Problem requirements
Print, word for word, every line from the beginning of the listing up to and including the line with "time_s = list(range(870, 999))". Pictures are to be excluded.

Collected data
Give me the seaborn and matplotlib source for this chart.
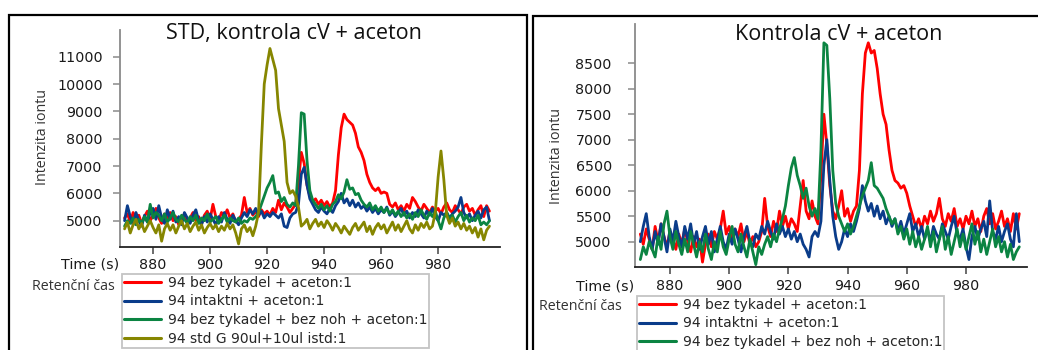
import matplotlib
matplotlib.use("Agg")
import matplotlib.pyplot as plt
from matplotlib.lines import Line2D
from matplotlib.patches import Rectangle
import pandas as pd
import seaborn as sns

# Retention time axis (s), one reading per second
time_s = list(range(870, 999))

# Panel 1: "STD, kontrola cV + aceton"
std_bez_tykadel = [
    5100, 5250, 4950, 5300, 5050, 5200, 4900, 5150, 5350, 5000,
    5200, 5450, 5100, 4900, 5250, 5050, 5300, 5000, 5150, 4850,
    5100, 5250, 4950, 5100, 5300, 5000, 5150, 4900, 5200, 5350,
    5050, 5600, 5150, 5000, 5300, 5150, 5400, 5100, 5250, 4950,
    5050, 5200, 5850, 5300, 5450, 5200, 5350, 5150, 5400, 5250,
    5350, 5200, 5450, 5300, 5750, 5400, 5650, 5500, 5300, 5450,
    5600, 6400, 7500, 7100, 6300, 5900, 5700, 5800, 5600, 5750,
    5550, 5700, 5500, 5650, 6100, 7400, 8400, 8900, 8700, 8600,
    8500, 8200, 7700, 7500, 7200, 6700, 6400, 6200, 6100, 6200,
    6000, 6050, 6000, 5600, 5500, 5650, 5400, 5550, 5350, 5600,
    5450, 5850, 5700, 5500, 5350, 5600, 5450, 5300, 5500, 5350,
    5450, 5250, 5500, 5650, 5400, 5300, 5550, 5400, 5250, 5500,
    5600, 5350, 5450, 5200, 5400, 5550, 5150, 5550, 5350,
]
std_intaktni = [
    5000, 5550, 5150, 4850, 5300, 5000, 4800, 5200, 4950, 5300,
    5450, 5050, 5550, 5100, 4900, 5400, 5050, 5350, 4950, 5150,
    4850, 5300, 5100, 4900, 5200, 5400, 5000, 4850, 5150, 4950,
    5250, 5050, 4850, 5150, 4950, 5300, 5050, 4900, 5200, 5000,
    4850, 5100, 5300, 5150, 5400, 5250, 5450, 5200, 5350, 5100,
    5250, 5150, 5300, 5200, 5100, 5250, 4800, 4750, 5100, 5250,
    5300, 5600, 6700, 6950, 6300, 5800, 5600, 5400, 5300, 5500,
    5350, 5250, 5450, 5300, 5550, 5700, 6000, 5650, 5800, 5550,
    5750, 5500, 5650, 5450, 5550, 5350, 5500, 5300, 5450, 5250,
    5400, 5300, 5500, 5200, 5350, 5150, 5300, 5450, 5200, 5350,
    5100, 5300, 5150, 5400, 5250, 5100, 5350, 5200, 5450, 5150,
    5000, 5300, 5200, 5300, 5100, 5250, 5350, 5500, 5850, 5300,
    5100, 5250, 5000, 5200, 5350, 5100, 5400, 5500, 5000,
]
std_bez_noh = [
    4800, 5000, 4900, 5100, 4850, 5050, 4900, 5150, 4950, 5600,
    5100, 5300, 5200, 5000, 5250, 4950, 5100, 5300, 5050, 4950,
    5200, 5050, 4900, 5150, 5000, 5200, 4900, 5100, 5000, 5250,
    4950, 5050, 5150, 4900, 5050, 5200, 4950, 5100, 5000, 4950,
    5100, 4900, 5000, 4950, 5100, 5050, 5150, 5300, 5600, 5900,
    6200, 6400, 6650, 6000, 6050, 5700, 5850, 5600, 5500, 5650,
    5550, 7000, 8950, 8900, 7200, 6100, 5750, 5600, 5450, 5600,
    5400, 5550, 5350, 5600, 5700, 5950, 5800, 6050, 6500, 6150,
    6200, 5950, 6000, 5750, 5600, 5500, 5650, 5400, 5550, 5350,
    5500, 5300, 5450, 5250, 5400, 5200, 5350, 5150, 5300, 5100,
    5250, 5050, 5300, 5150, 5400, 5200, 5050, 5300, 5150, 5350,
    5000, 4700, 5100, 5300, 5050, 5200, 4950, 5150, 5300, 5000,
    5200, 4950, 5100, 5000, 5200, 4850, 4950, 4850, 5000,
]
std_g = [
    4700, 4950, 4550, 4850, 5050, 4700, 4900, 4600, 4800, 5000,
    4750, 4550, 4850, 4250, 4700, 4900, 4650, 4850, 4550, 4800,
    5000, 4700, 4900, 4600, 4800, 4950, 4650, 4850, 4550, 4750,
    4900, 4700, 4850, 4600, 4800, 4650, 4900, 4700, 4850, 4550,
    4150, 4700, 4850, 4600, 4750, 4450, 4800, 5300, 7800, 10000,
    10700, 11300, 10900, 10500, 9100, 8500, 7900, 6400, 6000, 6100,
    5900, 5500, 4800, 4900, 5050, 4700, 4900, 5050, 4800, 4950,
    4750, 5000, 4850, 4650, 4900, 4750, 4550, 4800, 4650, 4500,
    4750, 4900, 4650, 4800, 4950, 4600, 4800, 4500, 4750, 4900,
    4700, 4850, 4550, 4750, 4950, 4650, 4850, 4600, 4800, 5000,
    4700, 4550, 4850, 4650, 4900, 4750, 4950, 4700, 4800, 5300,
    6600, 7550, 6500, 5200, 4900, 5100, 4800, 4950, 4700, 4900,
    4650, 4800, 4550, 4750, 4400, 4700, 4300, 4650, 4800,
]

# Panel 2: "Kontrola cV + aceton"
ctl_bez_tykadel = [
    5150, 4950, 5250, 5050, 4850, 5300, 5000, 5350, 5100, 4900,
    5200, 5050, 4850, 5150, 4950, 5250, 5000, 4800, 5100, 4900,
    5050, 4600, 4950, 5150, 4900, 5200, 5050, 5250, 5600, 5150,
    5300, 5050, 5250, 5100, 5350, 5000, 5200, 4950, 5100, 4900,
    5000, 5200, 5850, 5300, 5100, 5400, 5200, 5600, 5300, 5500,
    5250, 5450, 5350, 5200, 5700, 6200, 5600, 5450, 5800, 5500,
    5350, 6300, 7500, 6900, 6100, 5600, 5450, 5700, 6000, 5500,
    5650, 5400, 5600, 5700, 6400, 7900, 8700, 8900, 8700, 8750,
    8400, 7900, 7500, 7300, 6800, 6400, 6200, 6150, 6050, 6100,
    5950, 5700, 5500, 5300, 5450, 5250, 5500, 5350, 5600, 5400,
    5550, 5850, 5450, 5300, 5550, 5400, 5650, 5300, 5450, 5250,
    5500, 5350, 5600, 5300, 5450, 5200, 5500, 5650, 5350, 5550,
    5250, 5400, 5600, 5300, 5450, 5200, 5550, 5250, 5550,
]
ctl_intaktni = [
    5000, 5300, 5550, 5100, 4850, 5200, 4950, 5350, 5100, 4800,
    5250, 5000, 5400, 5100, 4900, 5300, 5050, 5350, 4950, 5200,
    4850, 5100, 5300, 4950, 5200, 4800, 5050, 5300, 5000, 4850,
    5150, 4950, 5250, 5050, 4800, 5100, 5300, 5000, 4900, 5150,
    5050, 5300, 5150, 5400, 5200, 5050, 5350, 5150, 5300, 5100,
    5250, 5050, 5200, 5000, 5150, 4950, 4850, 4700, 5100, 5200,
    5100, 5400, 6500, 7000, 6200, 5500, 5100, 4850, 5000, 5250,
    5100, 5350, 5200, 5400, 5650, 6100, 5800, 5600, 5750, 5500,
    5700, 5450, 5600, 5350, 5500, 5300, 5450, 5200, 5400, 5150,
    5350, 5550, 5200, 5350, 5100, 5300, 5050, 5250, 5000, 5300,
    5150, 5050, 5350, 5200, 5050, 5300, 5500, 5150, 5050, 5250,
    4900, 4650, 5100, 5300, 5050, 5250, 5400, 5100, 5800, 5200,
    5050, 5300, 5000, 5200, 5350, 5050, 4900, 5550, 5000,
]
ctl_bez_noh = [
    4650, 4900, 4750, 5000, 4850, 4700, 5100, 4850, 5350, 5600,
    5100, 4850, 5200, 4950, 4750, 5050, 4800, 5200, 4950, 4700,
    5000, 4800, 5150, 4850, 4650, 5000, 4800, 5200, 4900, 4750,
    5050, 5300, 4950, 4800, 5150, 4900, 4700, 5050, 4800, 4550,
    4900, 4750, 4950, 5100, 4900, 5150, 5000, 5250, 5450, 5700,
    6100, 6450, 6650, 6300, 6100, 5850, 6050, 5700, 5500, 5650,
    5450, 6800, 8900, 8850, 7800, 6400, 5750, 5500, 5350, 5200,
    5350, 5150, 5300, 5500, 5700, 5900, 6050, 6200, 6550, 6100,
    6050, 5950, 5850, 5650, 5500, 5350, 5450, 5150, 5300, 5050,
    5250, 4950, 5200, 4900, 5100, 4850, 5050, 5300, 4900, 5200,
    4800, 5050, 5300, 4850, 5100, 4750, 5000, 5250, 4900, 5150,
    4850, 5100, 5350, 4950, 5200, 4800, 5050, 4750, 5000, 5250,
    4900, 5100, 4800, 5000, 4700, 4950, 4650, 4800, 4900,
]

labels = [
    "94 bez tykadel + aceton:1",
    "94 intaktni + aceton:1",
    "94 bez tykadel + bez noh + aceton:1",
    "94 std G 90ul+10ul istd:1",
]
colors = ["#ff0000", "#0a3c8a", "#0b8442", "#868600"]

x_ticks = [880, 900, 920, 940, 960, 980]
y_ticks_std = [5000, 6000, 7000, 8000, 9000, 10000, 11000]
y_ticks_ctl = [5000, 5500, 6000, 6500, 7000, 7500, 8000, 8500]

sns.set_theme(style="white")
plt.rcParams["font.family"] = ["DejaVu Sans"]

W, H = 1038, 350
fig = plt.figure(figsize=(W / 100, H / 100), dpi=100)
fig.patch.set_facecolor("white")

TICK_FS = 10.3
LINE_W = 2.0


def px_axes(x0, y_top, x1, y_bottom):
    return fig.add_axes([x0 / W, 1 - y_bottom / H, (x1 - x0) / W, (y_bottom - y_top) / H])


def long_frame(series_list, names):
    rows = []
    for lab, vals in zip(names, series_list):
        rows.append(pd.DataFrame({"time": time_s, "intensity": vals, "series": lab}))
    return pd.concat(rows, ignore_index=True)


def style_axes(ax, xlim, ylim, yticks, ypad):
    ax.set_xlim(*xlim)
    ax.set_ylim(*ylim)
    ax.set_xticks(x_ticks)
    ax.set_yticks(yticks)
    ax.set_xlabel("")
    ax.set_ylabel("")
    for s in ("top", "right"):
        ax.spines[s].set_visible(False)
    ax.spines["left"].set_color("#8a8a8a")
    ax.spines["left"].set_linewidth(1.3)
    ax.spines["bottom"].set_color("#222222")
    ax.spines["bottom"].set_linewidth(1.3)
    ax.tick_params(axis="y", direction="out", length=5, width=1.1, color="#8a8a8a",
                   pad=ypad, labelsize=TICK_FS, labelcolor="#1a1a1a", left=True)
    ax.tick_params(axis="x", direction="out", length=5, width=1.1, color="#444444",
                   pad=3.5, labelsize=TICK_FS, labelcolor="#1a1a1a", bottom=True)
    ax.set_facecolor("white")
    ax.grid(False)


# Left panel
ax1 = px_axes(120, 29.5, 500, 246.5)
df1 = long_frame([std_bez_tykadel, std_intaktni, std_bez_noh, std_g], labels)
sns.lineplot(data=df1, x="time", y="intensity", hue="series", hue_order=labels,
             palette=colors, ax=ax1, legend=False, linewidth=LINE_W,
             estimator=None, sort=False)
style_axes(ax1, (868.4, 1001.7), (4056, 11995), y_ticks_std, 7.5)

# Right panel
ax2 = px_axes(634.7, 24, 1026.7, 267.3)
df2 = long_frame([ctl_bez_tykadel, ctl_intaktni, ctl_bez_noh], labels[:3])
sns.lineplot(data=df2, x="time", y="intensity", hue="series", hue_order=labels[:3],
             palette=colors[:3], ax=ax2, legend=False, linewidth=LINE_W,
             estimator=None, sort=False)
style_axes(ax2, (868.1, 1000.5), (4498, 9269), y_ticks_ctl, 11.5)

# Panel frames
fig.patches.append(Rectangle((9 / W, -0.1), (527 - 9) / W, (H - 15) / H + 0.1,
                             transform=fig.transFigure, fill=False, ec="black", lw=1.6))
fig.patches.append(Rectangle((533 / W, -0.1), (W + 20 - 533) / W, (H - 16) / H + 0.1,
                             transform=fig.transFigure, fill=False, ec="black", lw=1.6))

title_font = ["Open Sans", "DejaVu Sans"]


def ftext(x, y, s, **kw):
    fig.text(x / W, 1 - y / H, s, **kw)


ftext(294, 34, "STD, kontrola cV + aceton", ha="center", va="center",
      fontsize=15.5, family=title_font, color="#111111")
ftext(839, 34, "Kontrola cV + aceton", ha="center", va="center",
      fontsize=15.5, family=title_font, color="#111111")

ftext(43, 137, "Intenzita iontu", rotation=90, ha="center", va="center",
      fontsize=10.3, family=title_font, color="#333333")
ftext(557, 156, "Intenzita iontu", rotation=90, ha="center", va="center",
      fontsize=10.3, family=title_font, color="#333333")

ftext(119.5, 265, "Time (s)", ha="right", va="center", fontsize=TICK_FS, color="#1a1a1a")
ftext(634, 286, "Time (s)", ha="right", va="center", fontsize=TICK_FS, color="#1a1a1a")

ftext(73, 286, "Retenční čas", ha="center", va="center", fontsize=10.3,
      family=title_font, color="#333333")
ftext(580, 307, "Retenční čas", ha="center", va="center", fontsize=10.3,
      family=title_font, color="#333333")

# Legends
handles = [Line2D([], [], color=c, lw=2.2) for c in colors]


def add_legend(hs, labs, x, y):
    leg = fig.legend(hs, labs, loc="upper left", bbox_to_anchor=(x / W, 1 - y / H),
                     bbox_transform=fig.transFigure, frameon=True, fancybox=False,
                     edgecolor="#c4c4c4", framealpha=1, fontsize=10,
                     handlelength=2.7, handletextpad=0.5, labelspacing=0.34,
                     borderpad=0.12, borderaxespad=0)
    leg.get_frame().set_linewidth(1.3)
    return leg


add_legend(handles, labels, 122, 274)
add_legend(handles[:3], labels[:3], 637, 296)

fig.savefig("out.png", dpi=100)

Written solution
Give me the seaborn and matplotlib source for this chart.
import matplotlib
matplotlib.use("Agg")
import matplotlib.pyplot as plt
from matplotlib.lines import Line2D
from matplotlib.patches import Rectangle
import pandas as pd
import seaborn as sns

# Retention time axis (s), one reading per second
time_s = list(range(870, 999))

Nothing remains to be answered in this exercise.